Das macht die Diskussionen mit Verschwörungstheoretikern so zäh: Kein noch so gutes Argument, kein Fakt, kein sachlicher Hinweis ficht sie in ihrer Meinung an. Und droht ihr Weltbild zu wanken, werden sie emotional. In vielen Fällen steckt dahinter nichts anderes als eine tief empfundene Angst vor der Komplexität der Welt.
Das soll Ihr Verhalten nicht komplett entschuldigen, kann aber helfen, die Beweggründe von Verschwörungstheoretikern zu verstehen und ihnen anders zu begegnen. Gehen Sie deshalb, wenn Sie auf einen solchen Gesprächspartner treffen, behutsam vor. Vermeiden Sie aggressive Diskussionen, denn damit erzeugen Sie nur harsche Abwehr. Nehmen Sie diejenigen tatsächlich lieber mal in den Arm.
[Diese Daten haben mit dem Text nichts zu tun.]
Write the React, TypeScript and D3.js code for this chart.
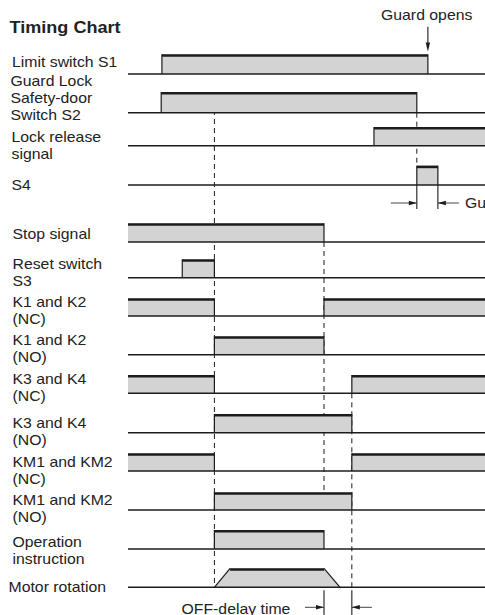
import { useRef, useEffect } from 'react';
import * as d3 from 'd3';

// Event times on a 0..100 time axis (0 = left end of traces, 100 = right edge)
const signalLabels: string[][] = [
  ['Limit switch S1'],
  ['Guard Lock', 'Safety-door', 'Switch S2'],
  ['Lock release', 'signal'],
  ['S4'],
  ['Stop signal'],
  ['Reset switch', 'S3'],
  ['K1 and K2', '(NC)'],
  ['K1 and K2', '(NO)'],
  ['K3 and K4', '(NC)'],
  ['K3 and K4', '(NO)'],
  ['KM1 and KM2', '(NC)'],
  ['KM1 and KM2', '(NO)'],
  ['Operation', 'instruction'],
  ['Motor rotation'],
];

// ON intervals per signal
const onIntervals: [number, number][][] = [
  [[9.5, 84.0]],
  [[9.3, 80.9]],
  [[68.9, 100]],
  [[80.9, 86.8]],
  [[0, 54.9]],
  [[15.2, 24.2]],
  [[0, 24.2], [54.9, 100]],
  [[24.2, 54.9]],
  [[0, 24.2], [62.7, 100]],
  [[24.2, 62.7]],
  [[0, 24.2], [62.7, 100]],
  [[24.2, 62.7]],
  [[24.2, 54.9]],
  [],
];

// motor speed ramps up and coasts down (time, level)
const motorProfile: [number, number][] = [[24.2, 0], [28.6, 1], [54.9, 1], [59.4, 0]];

const guardOpens = 84.0;
const guardTime: [number, number] = [80.9, 86.8];
const offDelay: [number, number] = [54.9, 62.7];

// layout
const rowBase = [74, 112.7, 145.7, 185, 242, 277.7, 316, 354.7, 393.3, 432.7, 471, 510, 549, 587.3];
const rowHeight = [19.7, 20.7, 18.7, 19.3, 18.7, 18.4, 17.7, 18.4, 18.3, 18.7, 17.7, 17.7, 19, 19];
const labelX = [12, 10.5, 11.5, 11.5, 12.5, 12.5, 12.5, 12.5, 12.5, 12.5, 12.5, 12.5, 12.5, 8.5];
const labelBaseline = [66.5, 86, 141.7, 190, 238.5, 268.5, 306.7, 345, 384, 428.3, 466.7, 505, 547.3, 591.7];

const W = 485;
const H = 615;
const INK = '#1c1c1c';
const FILL = '#d3d3d3';
const FONT = '"Liberation Sans", Arial, sans-serif';
const SX = 1.13; // text is a bit wider than Arial

export default function App() {
  const svgRef = useRef<SVGSVGElement>(null);

  useEffect(() => {
    if (!svgRef.current) return;
    const svg = d3.select(svgRef.current);
    svg.selectAll('*').remove();

    const x = d3.scaleLinear().domain([0, 100]).range([128, 485]);
    const level = (i: number) =>
      d3.scaleLinear().domain([0, 1]).range([rowBase[i], rowBase[i] - rowHeight[i]]);

    const g = svg.append('g') as d3.Selection<SVGGElement, unknown, null, undefined>;

    const addText = (str: string, tx: number, ty: number, size = 14, weight = 'normal') => {
      g.append('text')
        .attr('transform', `translate(${tx},${ty}) scale(${SX},1)`)
        .attr('font-family', FONT)
        .attr('font-size', size)
        .attr('font-weight', weight)
        .attr('fill', '#222')
        .text(str);
    };

    // Title
    addText('Timing Chart', 9.5, 32.5, 16, 'bold');

    // Labels
    signalLabels.forEach((lines, i) => {
      lines.forEach((l, k) => addText(l, labelX[i], labelBaseline[i] + k * 17));
    });

    // Dashed guide lines
    const guides = [
      { t: 24.2, y1: rowBase[1] - rowHeight[1], y2: rowBase[13] },
      { t: guardTime[0], y1: rowBase[1], y2: rowBase[3] - rowHeight[3] },
      { t: 54.9, y1: rowBase[4], y2: rowBase[11] - rowHeight[11] },
      { t: 62.7, y1: rowBase[8], y2: rowBase[13] + 2 },
    ];
    guides.forEach(d => {
      g.append('line')
        .attr('x1', x(d.t)).attr('x2', x(d.t))
        .attr('y1', d.y1).attr('y2', d.y2)
        .attr('stroke', INK).attr('stroke-width', 1)
        .attr('stroke-dasharray', '5,4');
    });

    // Waveforms
    signalLabels.forEach((_, i) => {
      const y = level(i);
      const shapes: [number, number][][] = i === 13
        ? [motorProfile]
        : onIntervals[i].map(([a, b]) => [[a, 0], [a, 1], [b, 1], [b, 0]] as [number, number][]);

      const line = d3.line<[number, number]>().x(d => x(d[0])).y(d => y(d[1]));

      shapes.forEach(p => {
        g.append('path')
          .attr('d', line(p) + 'Z')
          .attr('fill', FILL).attr('stroke', 'none');
        // edges (skip at the chart ends)
        for (let k = 0; k < p.length - 1; k++) {
          const a = p[k], b = p[k + 1];
          if (a[1] === b[1]) continue;
          if ((a[0] === 0 || a[0] === 100) && a[0] === b[0]) continue;
          g.append('line')
            .attr('x1', x(a[0])).attr('y1', y(a[1]))
            .attr('x2', x(b[0])).attr('y2', y(b[1]))
            .attr('stroke', INK).attr('stroke-width', 1.2);
        }
        // thick top line
        const top = p.filter(d => d[1] === 1);
        g.append('line')
          .attr('x1', x(top[0][0])).attr('x2', x(top[top.length - 1][0]))
          .attr('y1', y(1) + 1.2).attr('y2', y(1) + 1.2)
          .attr('stroke', INK).attr('stroke-width', 2.6);
      });

      // baseline
      g.append('line')
        .attr('x1', x(0)).attr('x2', x(100))
        .attr('y1', rowBase[i]).attr('y2', rowBase[i])
        .attr('stroke', INK).attr('stroke-width', 1.4);
    });

    const arrowHead = (tipX: number, tipY: number, dir: number) => {
      g.append('path')
        .attr('d', `M${tipX},${tipY} L${tipX - dir * 8},${tipY - 2.3} L${tipX - dir * 8},${tipY + 2.3} Z`)
        .attr('fill', INK);
    };

    // "Guard opens" arrow
    addText('Guard opens', 381, 20, 14);
    const gx = x(guardOpens);
    g.append('line').attr('x1', gx).attr('x2', gx).attr('y1', 26.7).attr('y2', 45)
      .attr('stroke', INK).attr('stroke-width', 1.1);
    g.append('path')
      .attr('d', `M${gx},${51.5} L${gx - 2.2},${42.5} L${gx + 2.2},${42.5} Z`)
      .attr('fill', INK);

    // dimension markers
    const dimension = (t: [number, number], y1: number, y2: number, ya: number, left: number, right: number) => {
      const a = x(t[0]), b = x(t[1]);
      [a, b].forEach(v => {
        g.append('line').attr('x1', v).attr('x2', v).attr('y1', y1).attr('y2', y2)
          .attr('stroke', INK).attr('stroke-width', 1.1);
      });
      g.append('line').attr('x1', a - left).attr('x2', a).attr('y1', ya).attr('y2', ya)
        .attr('stroke', '#444').attr('stroke-width', 1);
      g.append('line').attr('x1', b).attr('x2', b + right).attr('y1', ya).attr('y2', ya)
        .attr('stroke', '#444').attr('stroke-width', 1);
      arrowHead(a, ya, 1);
      arrowHead(b, ya, -1);
    };

    dimension(guardTime, rowBase[3], 209, 203, 26, 21);
    addText('Guard lock time', 465, 208, 14);

    dimension(offDelay, rowBase[13] + 3, H, 607.3, 19, 20);
    addText('OFF-delay time', 181.5, 614, 14);
  }, []);

  return (
    <svg
      ref={svgRef}
      width={W}
      height={H}
      style={{ position: 'fixed', left: 0, top: 0, background: '#fff' }}
    />
  );
}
Und wenn Sie es nicht mehr ertragen können: Gehen Sie denjenigen aus dem Weg. Ohne Publikum verlieren viele Verschwörungstheorien ihren Glanz von ganz allein. Und wir können uns gemeinsam den echten Lösungen zuwenden.
Denn die Welt wird nicht untergehen, auch wenn wir sie in ihrer Komplexität oft nicht verstehen. Sobald wir das akzeptiert haben statt immer nur nach einfachen Formeln zu suchen, können wir sie tatsächlich viel tiefer ergründen. Glücklicherweise gibt es draußen viele Menschen, die anpacken statt hadern, die positiv nach vorne blicken, statt schwarz zu malen oder anzuschwärzen. Die nachdenken und besonnen handeln. Denn so gestalten wir bestmöglich die Zukunft, wie auch immer diese aussehen wird.